Impact et rentabilité se conjuguent

Entreprise sociale et solidaire lancée en 2021, Informa’Truck, déploie le concept de développement durable tout au long de son activité de réparation d’ordinateurs, téléphones portables et autres tablettes numériques. «L’impact et la rentabilité ne s’opposent pas, nous avons trouvé un modèle équilibré en plaçant l’inclusion des handicapés au service de la lutte contre l’exclusion numérique rurale», expose Cyril Noury, dirigeant fondateur de la société. Ce jeune dirigeant avait déjà créé trois sociétés dans l’informatique quand il a fondé cette nouvelle entreprise dans le secteur. Mais l’affaire innove aussi d’un point de vue social : les réparations sont faites dans des camions qui s’installent dans des zones commerciales en milieu rural, notamment des parkings de supermarchés. Chaque camion, via des tournées permanentes, couvre 130.000 utilisateurs. Pour moins de 80 euros, 90% des appareils sont remis en marche. S’ils se révèlent hors d’usage, Informa’Truck s’occupe d’en recycler les composants.

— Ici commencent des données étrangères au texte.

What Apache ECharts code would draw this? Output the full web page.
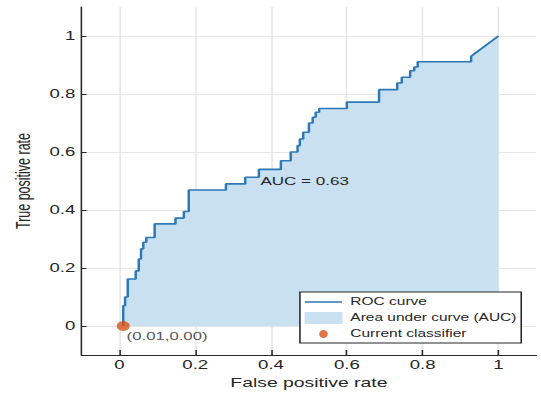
<!DOCTYPE html>
<html>
<head>
<meta charset="utf-8">
<script src="https://cdn.jsdelivr.net/npm/echarts@6/dist/echarts.min.js"></script>
<style>
  html, body { margin: 0; padding: 0; background: #fff; overflow: hidden; }
  /* the source picture is stretched sideways, so draw narrow and stretch it */
  #chart { width: 349px; height: 396px; transform: scaleX(1.5501); transform-origin: 0 0; }
</style>
</head>
<body>
<div id="chart"></div>
<script>
// === Data
const FPR = [
  0.010, 0.010, 0.015, 0.015, 0.022, 0.022, 0.043, 0.043, 0.051, 0.051,
  0.057, 0.057, 0.063, 0.063, 0.071, 0.071, 0.093, 0.093, 0.148, 0.148,
  0.170, 0.170, 0.183, 0.183, 0.281, 0.281, 0.332, 0.332, 0.368, 0.368,
  0.426, 0.426, 0.452, 0.452, 0.470, 0.470, 0.476, 0.476, 0.485, 0.485,
  0.500, 0.500, 0.510, 0.510, 0.518, 0.518, 0.527, 0.527, 0.600, 0.600,
  0.685, 0.685, 0.733, 0.733, 0.745, 0.745, 0.767, 0.767, 0.778, 0.778,
  0.787, 0.787, 0.928, 0.928, 1.000
];
const TPR = [
  0.000, 0.070, 0.070, 0.100, 0.100, 0.162, 0.162, 0.190, 0.190, 0.231,
  0.231, 0.266, 0.266, 0.289, 0.289, 0.305, 0.305, 0.352, 0.352, 0.372,
  0.372, 0.395, 0.395, 0.469, 0.469, 0.490, 0.490, 0.513, 0.513, 0.540,
  0.540, 0.570, 0.570, 0.600, 0.600, 0.622, 0.622, 0.645, 0.645, 0.668,
  0.668, 0.700, 0.700, 0.720, 0.720, 0.737, 0.737, 0.750, 0.750, 0.772,
  0.772, 0.815, 0.815, 0.838, 0.838, 0.858, 0.858, 0.880, 0.880, 0.893,
  0.893, 0.911, 0.911, 0.930, 1.000
];
const TICKS = [0, 0.2, 0.4, 0.6, 0.8, 1];
const CLASSIFIER = [0.01, 0.00];
const AUC = 0.63;
const AUC_LABEL_POS = [0.372, 0.5];

// === Styles
const FONT = "'Liberation Sans', Arial, sans-serif";
const TEXT_COLOR = '#262626';
const LINE_COLOR = '#2d78b5';
const AREA_COLOR = '#c8e0f0';
const DOT_COLOR = '#d95319';

const rocPoints = FPR.map((x, i) => [x, TPR[i]]);

function makeAxis(name, nameGap, tickLength) {
    return {
        type: 'value',
        min: -0.1,
        max: 1.1,
        name: name,
        nameLocation: 'middle',
        nameGap: nameGap,
        nameTextStyle: { fontFamily: FONT, fontSize: 12.5, color: TEXT_COLOR },
        axisLine: { show: true, onZero: false, lineStyle: { color: TEXT_COLOR, width: 1 } },
        axisTick: { show: true, inside: true, length: tickLength, customValues: TICKS,
                    lineStyle: { color: TEXT_COLOR } },
        axisLabel: { customValues: TICKS, margin: 4, fontFamily: FONT, fontSize: 12, color: TEXT_COLOR },
        splitLine: { show: true, lineStyle: { color: '#e6e6e6', width: 1 } }
    };
}

const chart = echarts.init(document.getElementById('chart'), null, { renderer: 'svg' });

chart.setOption({
    animation: false,
    backgroundColor: '#fff',
    grid: { left: 45.2, right: 3, top: 7, bottom: 41 },
    xAxis: makeAxis('False positive rate', 18, 5),
    yAxis: makeAxis('True positive rate', 27, 3.2),
    legend: {
        orient: 'vertical',
        left: 193.5,
        top: 292,
        padding: [4, 3, 3, 3],
        itemWidth: 24.5,
        itemHeight: 12,
        itemGap: 4,
        backgroundColor: '#fff',
        borderColor: TEXT_COLOR,
        borderWidth: 1,
        borderRadius: 0,
        selectedMode: false,
        textStyle: { fontFamily: FONT, fontSize: 10, color: TEXT_COLOR },
        data: [
            { name: 'ROC curve', icon: 'path://M0,0L0.1,0M0,5.2L24,5.2L24,6.8L0,6.8ZM24,12L24.1,12' },
            { name: 'Area under curve (AUC)', icon: 'rect' },
            { name: 'Current classifier', icon: 'path://M0,0L0.1,0M24,12L24.1,12M9.2,6a2.8,4 0 1,0 5.6,0a2.8,4 0 1,0 -5.6,0Z' }
        ]
    },
    series: [
        {
            name: 'Area under curve (AUC)',
            type: 'line',
            data: rocPoints,
            symbol: 'none',
            color: AREA_COLOR,
            lineStyle: { width: 0 },
            areaStyle: { color: AREA_COLOR, opacity: 1 },
            silent: true
        },
        {
            name: 'ROC curve',
            type: 'line',
            data: rocPoints,
            symbol: 'none',
            color: LINE_COLOR,
            lineStyle: { width: 1.6, color: LINE_COLOR },
            silent: true,
            markPoint: {
                symbol: 'circle',
                symbolSize: 0,
                silent: true,
                label: {
                    show: true,
                    position: 'right',
                    distance: 0,
                    formatter: 'AUC = ' + AUC.toFixed(2),
                    fontFamily: FONT,
                    fontSize: 11,
                    color: TEXT_COLOR
                },
                data: [{ coord: AUC_LABEL_POS }]
            }
        },
        {
            name: 'Current classifier',
            type: 'scatter',
            data: [CLASSIFIER],
            symbolSize: [8.4, 10],
            color: DOT_COLOR,
            z: 5,
            silent: true,
            label: {
                show: true,
                position: 'right',
                distance: 5,
                offset: [-7, 10],
                formatter: '(' + CLASSIFIER[0].toFixed(2) + ',' + CLASSIFIER[1].toFixed(2) + ')',
                fontFamily: FONT,
                fontSize: 10.8,
                color: TEXT_COLOR
            }
        }
    ]
});
</script>
</body>
</html>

Le volet social du modèle est renforcé par l’emploi de techniciens en situation de handicap, les camions – fabriqués grâce à un partenariat avec Renault - étant aménagé selon le besoin de chaque réparateur.

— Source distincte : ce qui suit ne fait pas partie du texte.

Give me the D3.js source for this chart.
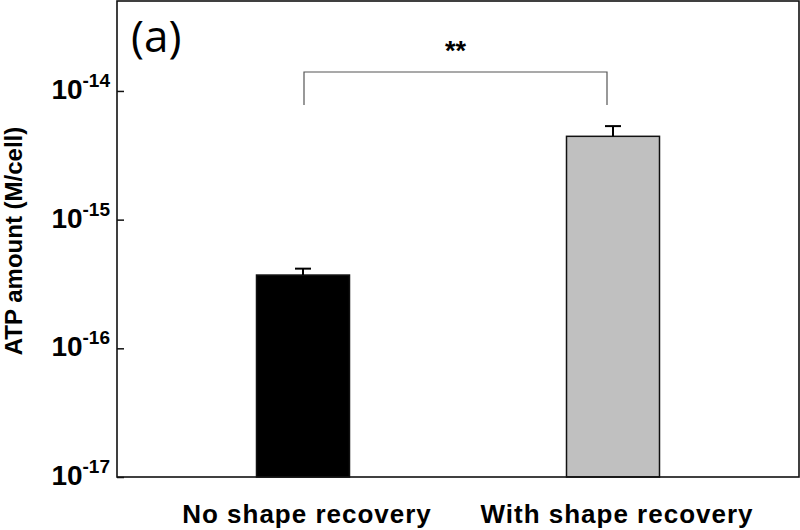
<!DOCTYPE html>
<html><head><meta charset="utf-8">
<script src="https://cdn.jsdelivr.net/npm/d3@7/dist/d3.min.js"></script>
<style>body{margin:0;background:#fff}svg{display:block}</style>
</head><body><svg id="c" width="800" height="530"></svg>
<script>
const categories = ["No shape recovery", "With shape recovery"];
const values = [3.71e-16, 4.44e-15];
const errors = [0.45e-16, 0.89e-15];
const fills = ["#000000", "#c0c0c0"];
const tickExps = [-17, -16, -15, -14];
const significance = "**";
const panelLabel = "(a)";
const yTitle = "ATP amount (M/cell)";

const svg = d3.select("#c");
const m = {l:117, r:1, t:1, b:53};
const W = 800, H = 530;
const x = d3.scaleBand().domain(categories).range([m.l, W - m.r]).paddingInner(0.7).paddingOuter(0.45);
const y = d3.scaleLog().domain([1e-17, 5e-14]).range([H - m.b, m.t]);

// bars
svg.selectAll("rect.bar").data(categories).join("rect")
  .attr("x", d => x(d)).attr("width", x.bandwidth())
  .attr("y", (d,i) => y(values[i])).attr("height", (d,i) => y(1e-17) - y(values[i]))
  .attr("fill", (d,i) => fills[i]).attr("stroke", "#111").attr("stroke-width", 1.5);

// error bars
categories.forEach((c,i) => {
  const cx = x(c) + x.bandwidth()/2;
  const top = y(values[i] + errors[i]);
  svg.append("line").attr("x1", cx).attr("x2", cx).attr("y1", y(values[i])).attr("y2", top)
    .attr("stroke", "#000").attr("stroke-width", 2);
  svg.append("line").attr("x1", cx - 8).attr("x2", cx + 8).attr("y1", top).attr("y2", top)
    .attr("stroke", "#000").attr("stroke-width", 2);
});

// frame
svg.append("rect").attr("x", m.l).attr("y", m.t).attr("width", W - m.r - m.l).attr("height", H - m.b - m.t)
  .attr("fill", "none").attr("stroke", "#111").attr("stroke-width", 1.6);

// y axis ticks (inward)
const ax = svg.append("g").attr("transform", `translate(${m.l},0)`)
  .call(d3.axisRight(y).tickValues(tickExps.map(e => Math.pow(10, e))).tickSize(7).tickFormat(""));
ax.select(".domain").remove();
ax.selectAll("line").attr("stroke", "#111").attr("stroke-width", 1.5);

// y tick labels
tickExps.forEach(e => {
  const t = svg.append("text").attr("x", 110).attr("y", y(Math.pow(10, e)) + 8)
    .attr("text-anchor", "end").attr("font-family", "Liberation Sans, Arial, sans-serif")
    .attr("font-weight", "bold").attr("fill", "#000");
  t.append("tspan").attr("font-size", 28).text("10");
  t.append("tspan").attr("font-size", 19).attr("dy", -12).text(String(e));
});

// y title
svg.append("text").attr("transform", `translate(22,241) rotate(-90)`)
  .attr("text-anchor", "middle").attr("font-family", "Liberation Sans, Arial, sans-serif")
  .attr("font-weight", "bold").attr("font-size", 24).text(yTitle);

// x labels
svg.selectAll("text.xl").data(categories).join("text")
  .attr("x", d => x(d) + x.bandwidth()/2 + 4).attr("y", 523)
  .attr("text-anchor", "middle").attr("font-family", "Liberation Sans, Arial, sans-serif")
  .attr("font-weight", "bold").attr("font-size", 26).attr("letter-spacing", 1).text(d => d);

// significance bracket
const bx1 = x(categories[0]) + x.bandwidth()/2 + 1, bx2 = x(categories[1]) + x.bandwidth()/2 - 6;
svg.append("path").attr("d", `M${bx1},105 V72 H${bx2} V105`)
  .attr("fill", "none").attr("stroke", "#555").attr("stroke-width", 1.2);
svg.append("text").attr("x", (bx1 + bx2)/2).attr("y", 60).attr("text-anchor", "middle")
  .attr("font-family", "Liberation Sans, Arial, sans-serif").attr("font-weight", "bold")
  .attr("font-size", 27).text(significance);

// panel label
svg.append("text").attr("x", 131).attr("y", 52).attr("font-family", "Open Sans, sans-serif")
  .attr("font-size", 44).text(panelLabel);
</script></body></html>
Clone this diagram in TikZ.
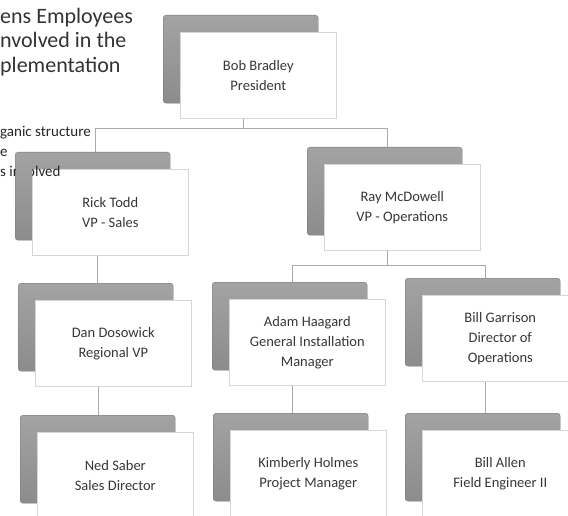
\documentclass[tikz,border=0pt]{standalone}
\usepackage{fontspec}
\setmainfont{Carlito}
\usetikzlibrary{fit,backgrounds,calc}

\definecolor{cardgray}{RGB}{140,140,140}
\definecolor{cardedge}{RGB}{214,214,214}
\definecolor{linkgray}{RGB}{170,170,170}
\definecolor{inkgray}{RGB}{55,55,55}

\tikzset{
  backbox/.style={draw=cardgray!85!black, top color=cardgray!80, bottom color=cardgray,
    rounded corners=3pt, minimum width=155pt, minimum height=88pt,
    inner sep=0pt, line width=0.4pt},
  frontbox/.style={draw=cardedge, fill=white, minimum width=156pt,
    minimum height=86pt, inner sep=2pt, align=center, text=inkgray,
    font=\fontsize{14.5}{20}\selectfont, line width=0.6pt},
  link/.style={draw=linkgray, line width=0.9pt},
  cardgroup/.style={inner sep=0pt}
}

% one org-chart card: name, x and y of the grey back plate, label
\newcommand{\orgcard}[4]{%
  \node[backbox, anchor=north west] (#1-b) at (#2,#3) {};
  \node[frontbox, anchor=north west] (#1-f) at (#2+17,#3+17) {#4};
  \node[cardgroup, fit=(#1-b)(#1-f)] (#1) {};
}

\begin{document}
\begin{tikzpicture}[x=1pt, y=-1pt]
\useasboundingbox (0,0) rectangle (568,516);

% heading at the left edge
\node[anchor=north west, align=left, text=black!80,
      font=\fontsize{22}{24.5}\selectfont, inner sep=0pt] (title) at (0,8)
  {ens Employees\\nvolved in the\\plementation};

\orgcard{pres}{163}{15}{Bob Bradley\\President}
\orgcard{rick}{15}{152}{Rick Todd\\VP - Sales}
\orgcard{ray}{307}{147}{Ray McDowell\\VP - Operations}
\orgcard{dan}{18}{283}{Dan Dosowick\\Regional VP}
\orgcard{adam}{212}{282}{Adam Haagard\\General Installation\\Manager}
\orgcard{bill}{405}{278}{Bill Garrison\\Director of\\Operations}
\orgcard{ned}{20}{415}{Ned Saber\\Sales Director}
\orgcard{kim}{213}{413}{Kimberly Holmes\\Project Manager}
\orgcard{allen}{405}{413}{Bill Allen\\Field Engineer II}

% reporting lines, behind the cards
\begin{pgfonlayer}{background}
  \draw[link] ([xshift=-6pt]pres.south) -- ++(0,10) -| ([xshift=-6pt]rick.north);
  \draw[link] ([xshift=-6pt]pres.south) -- ++(0,10) -| ([xshift=-6pt]ray.north);
  \draw[link] ([xshift=-4pt]rick.south) -- ([xshift=-4pt]rick.south |- dan.north);
  \draw[link] ([xshift=-6pt]ray.south) -- ++(0,15) -| ([xshift=-6pt]adam.north);
  \draw[link] ([xshift=-6pt]ray.south) -- ++(0,15) -| ([xshift=-6pt]bill.north);
  \draw[link] ([xshift=-6pt]dan.south) -- ([xshift=-6pt]dan.south |- ned.north);
  \draw[link] ([xshift=-6pt]adam.south) -- ([xshift=-6pt]adam.south |- kim.north);
  \draw[link] ([xshift=-6pt]bill.south) -- ([xshift=-6pt]bill.south |- allen.north);
\end{pgfonlayer}

% side note, partly hidden by the grey plate of the VP - Sales card
\begin{scope}[even odd rule]
  \clip (-5,-5) rectangle (573,521) (15,150) rectangle (32,245);
  \node[anchor=north west, align=left, text=black!85,
        font=\fontsize{15}{20}\selectfont, inner sep=0pt] (note) at (0,126)
    {ganic structure\\e\\s involved};
\end{scope}
\end{tikzpicture}
\end{document}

Des grands groupes associés au projet

La bonne inspiration du dirigeant consiste à embarquer les grandes entreprises dans son sillage : des accords pour faire travailler les camions sur leurs parkings ont été passés avec les groupes Auchan, Intermarché, Cora, Carrefour, un autre est en cours de conclusion avec Lidl… L’offre est également «privatisée», comme lorsqu’elle est proposée aux adhérents de Malakoff Humanis, l’organisme proposant une remise sur le prix des réparations pour promouvoir l’idée du «bien vieillir». Des grands groupes comme Microsoft et Renault Group sont en train de signer des accords aussi au bénéfice de leurs salariés. Surtout, les assureurs s’intéressent au sujet avec des partenariats en vue pour 2024 : «Grâce à nos interventions, il est possible de réduire de deux ou trois fois leurs coûts d’indemnisation dans l’assurance de matériel informatique», explique Cyril Noury. Sachant que 3% seulement des appareils numériques assurés sont réparés en moyenne, la solution permet de limiter la hausse des primes.

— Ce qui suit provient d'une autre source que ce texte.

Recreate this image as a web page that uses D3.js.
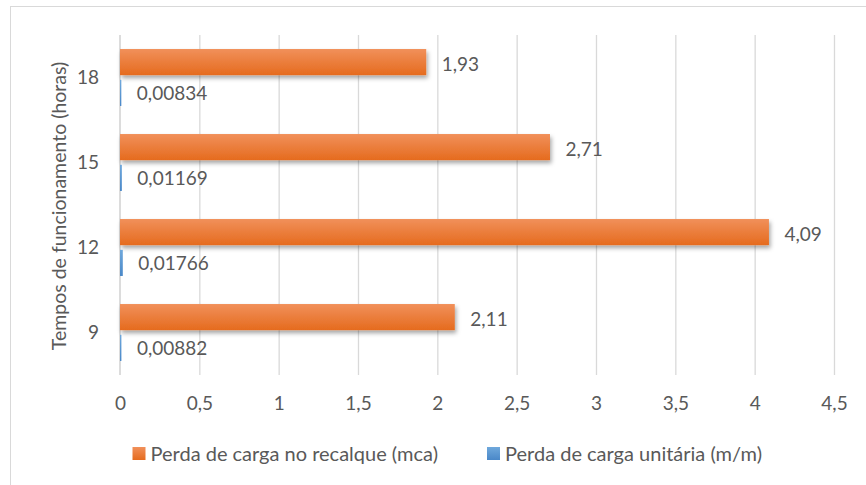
<!DOCTYPE html>
<html><head><meta charset="utf-8">
<script src="https://cdn.jsdelivr.net/npm/d3@7"></script>
<style>body{margin:0;background:#fff}svg{display:block;font-family:Lato,"Noto Sans",sans-serif}</style>
</head><body><svg id="c" width="866" height="485"></svg>
<script>
const categories = ["18","15","12","9"];
const seriesNames = ["Perda de carga no recalque (mca)","Perda de carga unitária (m/m)"];
const recalque = [1.93, 2.71, 4.09, 2.11];
const unitaria = [0.00834, 0.01169, 0.01766, 0.00882];
const xTicks = [0,0.5,1,1.5,2,2.5,3,3.5,4,4.5];
const yTitle = "Tempos de funcionamento (horas)";

const fmt = v => String(v).replace(".", ",");
const svg = d3.select("#c");
const textColor = "#595959";

const defs = svg.append("defs");
const gO = defs.append("linearGradient").attr("id","gO").attr("x1",0).attr("y1",0).attr("x2",0).attr("y2",1);
gO.append("stop").attr("offset","0%").attr("stop-color","#f1905a");
gO.append("stop").attr("offset","100%").attr("stop-color","#e56b1e");
const gB = defs.append("linearGradient").attr("id","gB").attr("x1",0).attr("y1",0).attr("x2",0).attr("y2",1);
gB.append("stop").attr("offset","0%").attr("stop-color","#6fa8dc");
gB.append("stop").attr("offset","100%").attr("stop-color","#4a88c8");
const f = defs.append("filter").attr("id","sh").attr("x","-10%").attr("y","-30%").attr("width","130%").attr("height","190%");
f.append("feDropShadow").attr("dx",1.5).attr("dy",3).attr("stdDeviation",2.2).attr("flood-color","#000").attr("flood-opacity",0.35);

svg.append("rect").attr("x",10.5).attr("y",6.5).attr("width",900).attr("height",600)
  .attr("fill","#fff").attr("stroke","#d9d9d9");

const x = d3.scaleLinear().domain([0,4.5]).range([120,834]);
const y = d3.scaleBand().domain(categories).range([35,375]).paddingInner(0.33).paddingOuter(0.165);
const sub = d3.scaleBand().domain(seriesNames).range([0,y.bandwidth()]).paddingInner(0.15);

// gridlines
svg.append("g").selectAll("line").data(xTicks.slice(1)).join("line")
  .attr("x1",d=>x(d)+0.5).attr("x2",d=>x(d)+0.5).attr("y1",35).attr("y2",375)
  .attr("stroke","#d9d9d9").attr("stroke-width",1.3);
// category axis line
svg.append("line").attr("x1",x(0)).attr("x2",x(0)).attr("y1",35).attr("y2",375)
  .attr("stroke","#d0d0d0").attr("stroke-width",1.5);

// x tick labels via axis
const xa = svg.append("g").attr("transform","translate(0,375)")
  .call(d3.axisBottom(x).tickValues(xTicks).tickFormat(fmt).tickSize(0).tickPadding(22));
xa.select(".domain").remove();
xa.selectAll("text").attr("fill",textColor).style("font-size","19px").style("font-family","Lato, sans-serif");

// y tick labels
const ya = svg.append("g").attr("transform","translate(120,0)")
  .call(d3.axisLeft(y).tickSize(0).tickPadding(21));
ya.select(".domain").remove();
ya.selectAll("text").attr("fill",textColor).style("font-size","19px").style("font-family","Lato, sans-serif");

// y title
svg.append("text").attr("transform","translate(59,206) rotate(-90)").attr("text-anchor","middle")
  .attr("dy","0.35em").attr("fill",textColor).style("font-size","19.5px").text(yTitle);

const data = categories.map((c,i)=>({c, vals:[recalque[i], unitaria[i]]}));
const fills = ["url(#gO)","url(#gB)"];
const groups = svg.append("g").selectAll("g").data(data).join("g")
  .attr("transform",d=>`translate(0,${y(d.c)})`);
seriesNames.forEach((s,si)=>{
  groups.append("rect").attr("x",x(0)).attr("y",sub(s))
    .attr("width",d=>Math.max(x(d.vals[si])-x(0),0.8)).attr("height",sub.bandwidth())
    .attr("fill",fills[si]).attr("filter",si===0?"url(#sh)":null);
  groups.append("text").attr("x",d=>x(d.vals[si])+15.5).attr("y",sub(s)+sub.bandwidth()/2 + (si===0?2:0.5))
    .attr("dy","0.35em").attr("fill",textColor).style("font-size","19px")
    .text(d=>fmt(d.vals[si]));
});

// legend
const leg = svg.append("g").attr("transform","translate(0,453.5)");
const legX = [132.5, 487];
seriesNames.forEach((s,i)=>{
  leg.append("rect").attr("x",legX[i]).attr("y",-6.5).attr("width",13).attr("height",13).attr("fill",fills[i]);
  leg.append("text").attr("x",legX[i]+18).attr("y",0).attr("dy","0.35em").attr("fill",textColor)
    .style("font-size","20px").text(s);
});
</script></body></html>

Ces partenariats ont pour corollaire la qualité des réparations, Informa’Truck ayant obtenu le label «Qualirepar». «Notre logiciel conçu en interne pour délivrer des rapports d’impact va permettre aux assureurs d’avoir des données sur la réparabilité des matériels assurés, si bien que le prix de l’assurance pourra être affiné», précise Cyril Noury.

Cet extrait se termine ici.